Optimizing Drilling Parameters
[0216] In another aspect of one or more embodiments of the
invention, a method for optimizing drilling parameters of a fixed
cutter bit is provided. Referring to FIG. 27, in one embodiment the
method includes selecting a bit design, selecting initial drilling
parameters, and selecting earth formation(s) to be represented as
drilled 1152. The method also includes simulating the bit having
the selected bit design drilling the selected earth formation(s)
under drilling conditions dictated by the selected drilling
parameters 1152. The simulating 1154 may comprise calculating
interaction between cutting elements on the selected bit and the
earth formation at selected increments during drilling and
determining the forces on the cutting elements based on
cutter/interaction data in accordance with the description above.

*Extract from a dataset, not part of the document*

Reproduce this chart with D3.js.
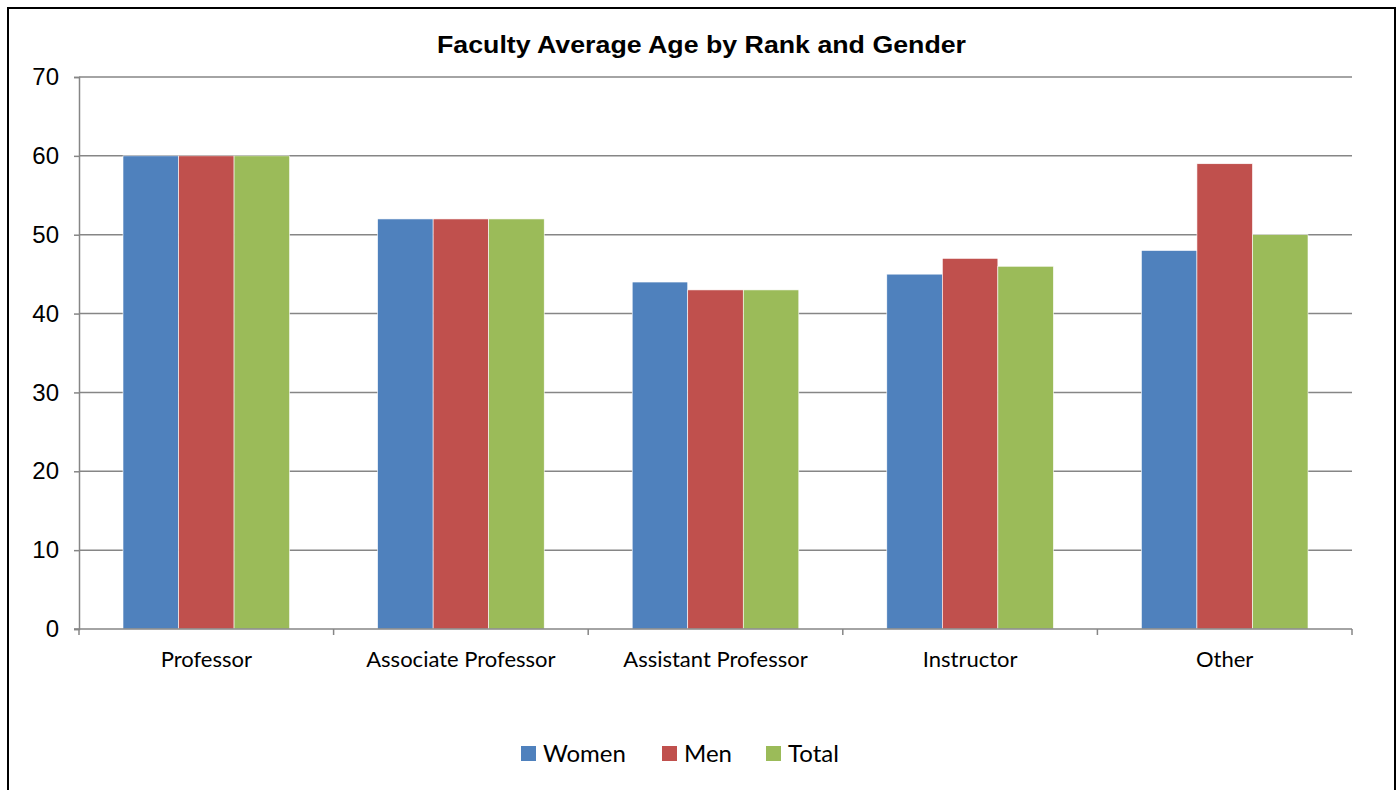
<!DOCTYPE html>
<meta charset="utf-8">
<style>
    body { margin: 0; background: #fff; }
    text { font-family: "Liberation Sans", Arial, sans-serif; }
    .cat text, .legend text { font-family: Lato, "Open Sans", sans-serif; }
</style>
<svg id="mainSVG" width="1400" height="790"></svg>
<script src="https://cdnjs.cloudflare.com/ajax/libs/d3/7.8.5/d3.min.js"></script>
<script>
    var categories = ["Professor", "Associate Professor", "Assistant Professor", "Instructor", "Other"];
    var seriesNames = ["Women", "Men", "Total"];
    var women = [60, 52, 44, 45, 48];
    var men = [60, 52, 43, 47, 59];
    var total = [60, 52, 43, 46, 50];
    var yTicks = [0, 10, 20, 30, 40, 50, 60, 70];
    var colors = ["#4F81BD", "#C0504D", "#9BBB59"];

    var svg = d3.select("svg");
    var plotLeft = 79, plotRight = 1352, plotTop = 77, plotBottom = 629;

    // outer frame
    svg.append("rect")
        .attr("x", 8).attr("y", 8).attr("width", 1387).attr("height", 800)
        .attr("fill", "none").attr("stroke", "#000").attr("stroke-width", 2);

    svg.append("text")
        .attr("x", 437).attr("y", 53)
        .attr("textLength", 529).attr("lengthAdjust", "spacingAndGlyphs")
        .style("font-size", "23px").style("font-weight", "bold")
        .text("Faculty Average Age by Rank and Gender");

    var x0 = d3.scaleBand().domain(categories).range([plotLeft, plotRight]).paddingInner(0).paddingOuter(0);
    var x1 = d3.scaleBand().domain(seriesNames).range([44, x0.bandwidth() - 44]);
    var y = d3.scaleLinear().domain([0, 70]).range([plotBottom, plotTop]);

    // gridlines
    svg.append("g").selectAll("line")
        .data(yTicks.filter(function (d) { return d > 0; }))
        .enter().append("line")
        .attr("x1", plotLeft).attr("x2", plotRight)
        .attr("y1", function (d) { return y(d); })
        .attr("y2", function (d) { return y(d); })
        .attr("stroke", "#868686").attr("stroke-width", 1.5);

    var rows = categories.map(function (c, i) {
        return { cat: c, vals: [women[i], men[i], total[i]] };
    });

    var group = svg.append("g").selectAll("g")
        .data(rows)
        .enter().append("g")
        .attr("transform", function (d) { return "translate(" + x0(d.cat) + ",0)"; });

    group.selectAll("rect")
        .data(function (d) {
            return d.vals.map(function (v, j) { return { name: seriesNames[j], value: v, j: j }; });
        })
        .enter().append("rect")
        .attr("x", function (d) { return x1(d.name); })
        .attr("width", x1.bandwidth())
        .attr("y", function (d) { return y(d.value); })
        .attr("height", function (d) { return plotBottom - y(d.value); })
        .attr("fill", function (d) { return colors[d.j]; })
        .attr("stroke", "#fff").attr("stroke-width", 0.6);

    // y axis
    var yAxis = svg.append("g")
        .attr("transform", "translate(" + plotLeft + ",0)")
        .call(d3.axisLeft(y).tickValues(yTicks).tickSize(5).tickPadding(15));
    yAxis.select(".domain").attr("stroke", "#868686").attr("stroke-width", 1.5);
    yAxis.selectAll(".tick line").attr("stroke", "#868686").attr("stroke-width", 1.5);
    yAxis.selectAll("text").style("font-size", "24px").attr("fill", "#000")
        .attr("font-family", "'Liberation Sans', Arial, sans-serif");

    // x axis
    var xAxis = svg.append("g")
        .attr("class", "cat")
        .attr("transform", "translate(0," + plotBottom + ")");
    xAxis.append("line")
        .attr("x1", plotLeft - 5).attr("x2", plotRight)
        .attr("stroke", "#868686").attr("stroke-width", 1.5);
    var bounds = categories.map(function (c) { return x0(c); }).concat([plotRight]);
    xAxis.selectAll(".tk").data(bounds).enter().append("line")
        .attr("x1", function (d) { return d; }).attr("x2", function (d) { return d; })
        .attr("y1", 0).attr("y2", 6)
        .attr("stroke", "#868686").attr("stroke-width", 1.5);
    xAxis.selectAll("text").data(categories).enter().append("text")
        .attr("x", function (d) { return x0(d) + x0.bandwidth() / 2; })
        .attr("y", 38)
        .attr("text-anchor", "middle")
        .style("font-size", "22px")
        .text(function (d) { return d; });

    // legend
    var legendX = [521, 662, 766];
    var legend = svg.append("g").attr("class", "legend").selectAll("g")
        .data(seriesNames)
        .enter().append("g")
        .attr("transform", function (d, i) { return "translate(" + legendX[i] + ",746)"; });
    legend.append("rect").attr("width", 15).attr("height", 15)
        .attr("fill", function (d, i) { return colors[i]; });
    legend.append("text").attr("x", 22).attr("y", 16)
        .style("font-size", "24px")
        .text(function (d) { return d; });
</script>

The method further includes adjusting at least one drilling
parameter 1156 and repeating the simulating 1154 (including
drilling calculations) until an optimal set of drilling parameters
is obtained. An optimal set of drilling parameters can be any set
of drilling parameters that result in an improved drilling
performance over previously proposed drilling parameters. In
preferred embodiments, drilling parameters are determined to be
optimal when the drilling performance of the bit (e.g., calculated
rate of penetration, etc.) is determined to be maximized for a
given set of drilling constraints (e.g., within acceptable WOB or
ROP limitations for the system).
[0217] Methods in accordance with the above aspect can be used to
analyze relationships between drilling parameters and drilling
performance for a given bit design. This method can also be used to
optimize the drilling performance of a selected fixed cutter bit
design.
Example Alternative Embodiments
[0218] Those skilled in the art will appreciate that numerous other
embodiments of the invention can be devised which do not depart
from the scope of the invention as claimed. For example,
alternative method can be used to account for dynamic load changes
in constraint forces during incremental rotation of a drill string
drilling through earth formation. For example, instead of using a
finite element method, a finite difference method or a weighted
residual method can be used to model the drilling tool assembly.
Similarly, embodiments of the invention may be developed using
other methods to determining the forces on a drill bit interacting
with earth formation or other methods for determining the dynamic
response of the drilling tool assembly to the drilling interaction
of a bit with earth formation. For example, other method may be
used to predict constraint forces on the drilling tool assembly or
to determine values of the constraint forces resulting from impact
or frictional contact with the wellbore.
[0219] Additionally, any wear model known in the art may be used
with embodiments of the invention. Further, modified versions of
the method described above for determining forces resulting from
cutting element interaction with the bottomhole surface may be
used, including analytical, numerical, or experimental methods.
Additionally, methods in accordance with the invention described
above may be adapted and used with any model of a downhole cutting
tool to determine the dynamic response of a drilling tool assembly
to the cutting interaction of the downhole cutting tool.
[0220] While the invention has been described with respect to a
limited number of embodiments, those skilled in the art, having
benefit of this disclosure, will appreciate that other embodiments
can be devised which do not depart from the scope of the invention
as disclosed herein. Accordingly, the scope of the invention should
be limited only by the attached claims.